> **Task objective**
Going through the material below, please gather all lines with the word "that" in them.

> **Supplied information**
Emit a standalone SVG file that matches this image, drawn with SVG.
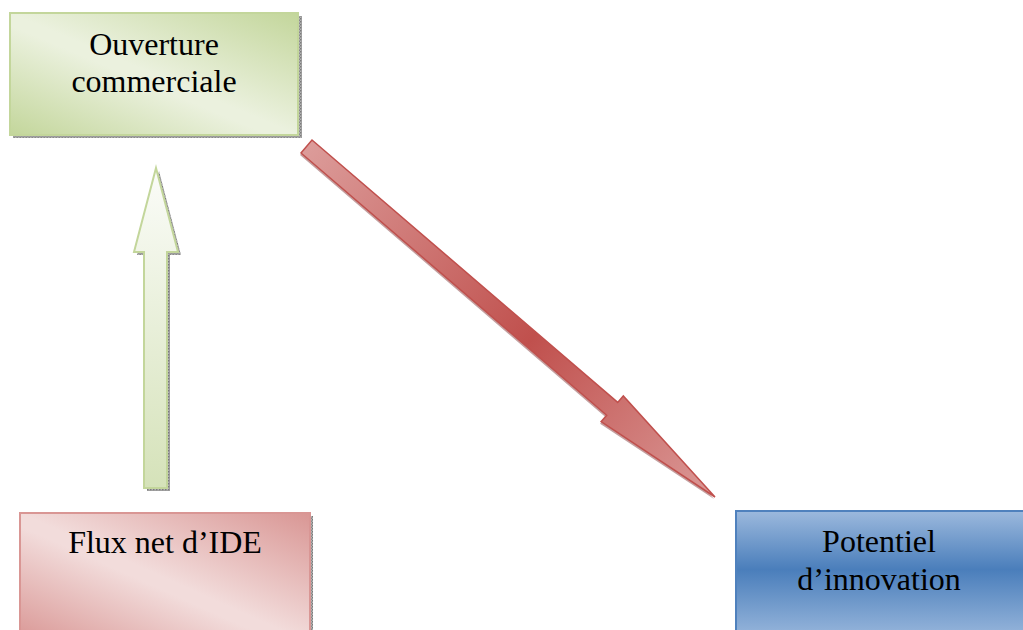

* * *

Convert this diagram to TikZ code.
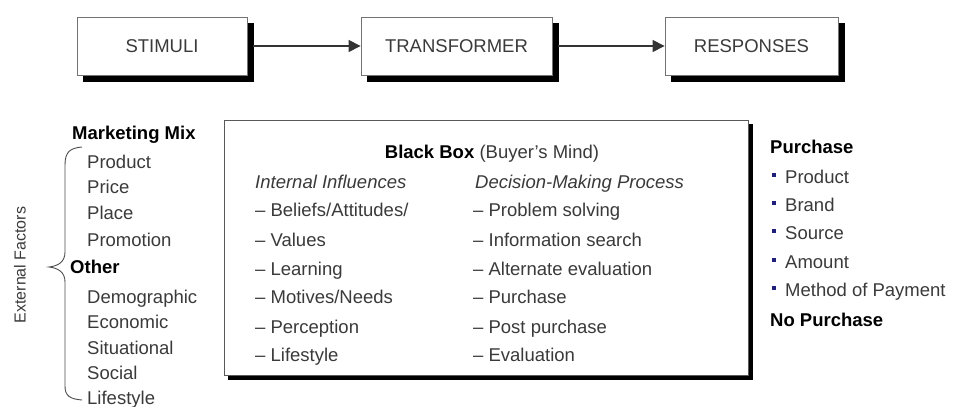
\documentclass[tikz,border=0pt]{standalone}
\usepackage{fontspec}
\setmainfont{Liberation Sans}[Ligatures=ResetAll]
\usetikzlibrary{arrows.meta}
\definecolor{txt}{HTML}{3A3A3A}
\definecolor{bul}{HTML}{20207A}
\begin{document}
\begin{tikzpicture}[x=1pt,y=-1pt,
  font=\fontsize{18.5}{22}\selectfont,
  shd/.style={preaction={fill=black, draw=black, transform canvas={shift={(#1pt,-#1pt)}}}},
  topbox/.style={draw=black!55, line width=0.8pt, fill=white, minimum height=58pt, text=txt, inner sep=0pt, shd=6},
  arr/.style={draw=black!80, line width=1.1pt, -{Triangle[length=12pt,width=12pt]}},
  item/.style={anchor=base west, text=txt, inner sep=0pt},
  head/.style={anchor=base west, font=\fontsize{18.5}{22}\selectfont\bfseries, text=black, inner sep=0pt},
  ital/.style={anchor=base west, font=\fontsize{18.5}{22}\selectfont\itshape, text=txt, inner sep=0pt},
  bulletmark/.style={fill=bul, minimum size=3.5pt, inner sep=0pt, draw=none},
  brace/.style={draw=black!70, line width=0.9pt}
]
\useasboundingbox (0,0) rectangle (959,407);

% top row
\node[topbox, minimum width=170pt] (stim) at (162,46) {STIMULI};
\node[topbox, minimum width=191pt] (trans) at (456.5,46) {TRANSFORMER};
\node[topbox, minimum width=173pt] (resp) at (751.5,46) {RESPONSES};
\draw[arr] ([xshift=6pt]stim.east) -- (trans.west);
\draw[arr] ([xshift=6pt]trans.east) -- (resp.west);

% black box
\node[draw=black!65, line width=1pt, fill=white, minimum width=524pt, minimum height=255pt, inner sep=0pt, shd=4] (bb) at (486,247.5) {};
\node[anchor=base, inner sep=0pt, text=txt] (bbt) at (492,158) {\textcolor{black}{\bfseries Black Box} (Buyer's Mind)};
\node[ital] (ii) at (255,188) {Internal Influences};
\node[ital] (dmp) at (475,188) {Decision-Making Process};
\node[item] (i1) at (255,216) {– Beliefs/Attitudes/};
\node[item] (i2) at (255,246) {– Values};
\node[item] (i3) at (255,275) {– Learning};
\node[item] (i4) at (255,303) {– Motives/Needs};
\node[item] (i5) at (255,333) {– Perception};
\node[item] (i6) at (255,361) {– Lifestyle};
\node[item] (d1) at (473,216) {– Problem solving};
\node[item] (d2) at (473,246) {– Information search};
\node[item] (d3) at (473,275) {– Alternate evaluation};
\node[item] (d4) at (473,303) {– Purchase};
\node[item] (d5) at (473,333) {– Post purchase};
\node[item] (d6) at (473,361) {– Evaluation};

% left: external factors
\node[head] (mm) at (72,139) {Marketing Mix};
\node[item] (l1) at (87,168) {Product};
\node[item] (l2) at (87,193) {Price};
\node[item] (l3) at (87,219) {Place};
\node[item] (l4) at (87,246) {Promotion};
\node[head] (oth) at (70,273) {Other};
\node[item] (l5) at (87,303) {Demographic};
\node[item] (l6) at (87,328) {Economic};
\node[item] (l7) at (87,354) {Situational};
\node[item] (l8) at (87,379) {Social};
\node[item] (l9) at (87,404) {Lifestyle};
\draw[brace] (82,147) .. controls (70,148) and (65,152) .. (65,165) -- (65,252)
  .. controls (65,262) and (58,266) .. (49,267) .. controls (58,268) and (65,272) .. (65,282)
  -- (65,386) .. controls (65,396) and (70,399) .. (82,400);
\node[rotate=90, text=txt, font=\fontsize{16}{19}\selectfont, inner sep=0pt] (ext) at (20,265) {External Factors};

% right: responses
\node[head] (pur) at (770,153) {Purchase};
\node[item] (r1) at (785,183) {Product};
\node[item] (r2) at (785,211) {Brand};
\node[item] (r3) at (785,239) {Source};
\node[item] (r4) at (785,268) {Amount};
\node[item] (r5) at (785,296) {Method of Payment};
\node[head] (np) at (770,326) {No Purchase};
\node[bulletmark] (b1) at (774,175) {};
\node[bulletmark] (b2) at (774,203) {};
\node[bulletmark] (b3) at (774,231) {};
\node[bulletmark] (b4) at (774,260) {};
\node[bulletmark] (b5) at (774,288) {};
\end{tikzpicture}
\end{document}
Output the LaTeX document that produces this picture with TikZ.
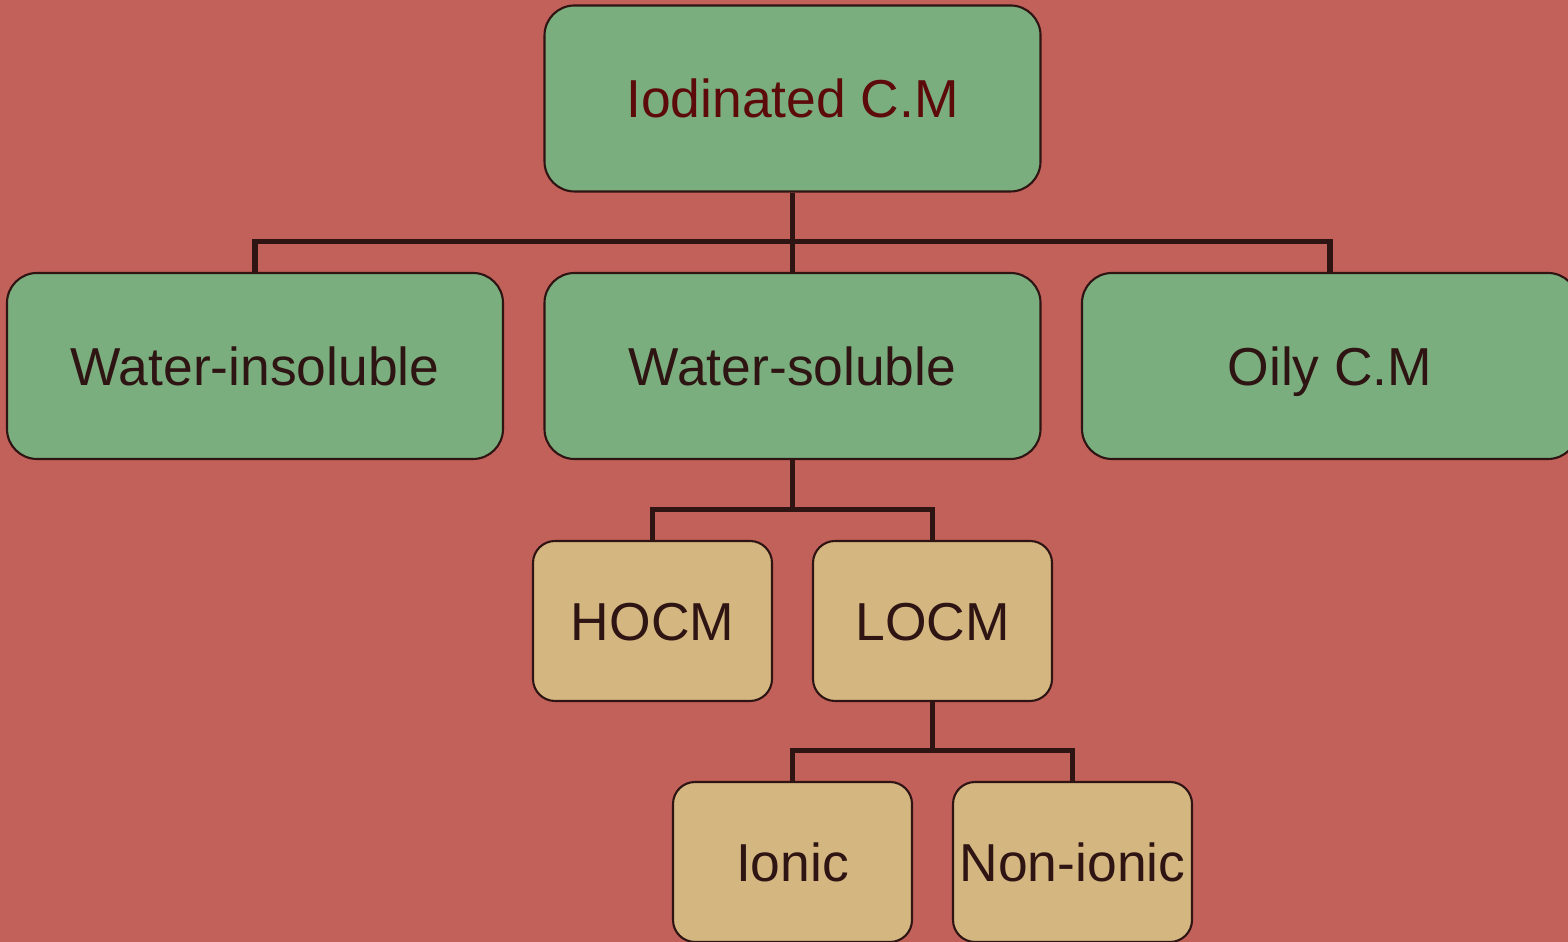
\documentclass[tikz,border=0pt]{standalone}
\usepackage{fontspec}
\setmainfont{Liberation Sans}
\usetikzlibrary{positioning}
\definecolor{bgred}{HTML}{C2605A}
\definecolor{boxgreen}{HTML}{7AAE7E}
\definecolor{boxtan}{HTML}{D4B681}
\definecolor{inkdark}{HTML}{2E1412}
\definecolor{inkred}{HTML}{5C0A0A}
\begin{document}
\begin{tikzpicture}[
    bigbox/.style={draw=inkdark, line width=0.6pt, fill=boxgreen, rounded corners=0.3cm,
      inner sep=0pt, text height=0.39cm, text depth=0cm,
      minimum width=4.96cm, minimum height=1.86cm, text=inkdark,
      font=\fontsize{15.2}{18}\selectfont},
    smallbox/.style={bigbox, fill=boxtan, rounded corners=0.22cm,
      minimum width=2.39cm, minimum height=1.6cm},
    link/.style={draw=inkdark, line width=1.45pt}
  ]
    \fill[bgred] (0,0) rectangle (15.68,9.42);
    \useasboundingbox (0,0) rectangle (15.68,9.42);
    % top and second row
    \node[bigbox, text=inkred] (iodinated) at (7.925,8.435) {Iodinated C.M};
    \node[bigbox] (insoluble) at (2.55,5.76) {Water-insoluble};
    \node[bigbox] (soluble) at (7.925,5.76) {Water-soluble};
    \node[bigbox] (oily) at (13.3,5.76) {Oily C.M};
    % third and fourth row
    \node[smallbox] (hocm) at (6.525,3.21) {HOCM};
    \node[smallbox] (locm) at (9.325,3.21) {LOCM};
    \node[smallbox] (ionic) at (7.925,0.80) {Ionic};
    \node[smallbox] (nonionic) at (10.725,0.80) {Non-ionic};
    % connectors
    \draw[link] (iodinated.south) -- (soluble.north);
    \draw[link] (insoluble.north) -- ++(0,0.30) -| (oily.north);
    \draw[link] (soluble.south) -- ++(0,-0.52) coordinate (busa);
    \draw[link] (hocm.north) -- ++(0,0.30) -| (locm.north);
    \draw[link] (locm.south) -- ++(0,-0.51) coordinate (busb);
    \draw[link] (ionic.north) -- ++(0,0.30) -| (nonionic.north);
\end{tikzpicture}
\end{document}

> **Result**
Emit a standalone SVG file that matches this image, drawn with SVG.
Output the LaTeX document that produces this picture with TikZ.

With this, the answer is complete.